Generation of size-monodisperse metal nanoparticles by spray pyrolysis

Size-monodisperse pure copper metal particles were formed from metal salt precursors in a spray pyrolysis process that uses ethanol as a co-solvent, thus avoiding the addition of hydrogen or other reducing gases. In addition, the uniform-size particles were classified using a droplet impactor plate, which eliminates larger droplets at the atomizer prior to entering the reactor furnace.; To investigate the role of ethanol co-solvent for the formation of phase pure metal particles in the spray pyrolysis process, the generation of phase pure copper and nickel particles from aqueous solutions of copper acetate, copper nitrate, and nickel nitrates over the temperature range of 450°C to 1000°C was demonstrated.
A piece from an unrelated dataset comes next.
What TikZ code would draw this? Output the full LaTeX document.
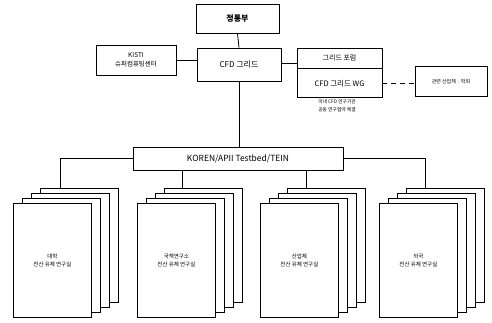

Addition of ethanol as a co-solvent played a crucial role in producing phase pure metal powders. Results of a modeling study of ethanol decomposition kinetics suggested that co-solvent decomposition created a strong reducing atmosphere during spray pyrolysis via in-situ production of hydrogen and carbon monoxide.; With the size-classified copper spheres as well as monodisperse polystyrene latex (PSL) spheres, the polarization and intensity of light scattered by those spheres, having diameters ranging from 92 nm to 218 nm, deposited on silicon substrates were measured using 442 nm, 532 nm, and 633 nm light. The results showed that accurate calculation of the scattering of light by a metal sphere requires that the near-field interaction between the sphere and its image is included in a complete manner. The normal incidence approximation did not suffice for this interaction, and the existence of any thin oxide layer on the substrate must be included in the calculation.; In order to further examine the effects of light scattering by particles on a silicon substrate having an oxide coating, the polarization and intensity of light scattered by 101 nm polystyrene latex (PSL) and 100 nm copper spheres, deposited on silicon substrates containing various thickness of oxide films, were measured using 532 nm light. Substrate film thickness had a strong influence on sizing of surface bound particles. Particle shape had a greater effect on light scattering behavior for very thin substrate oxide films as compared to thick oxide films.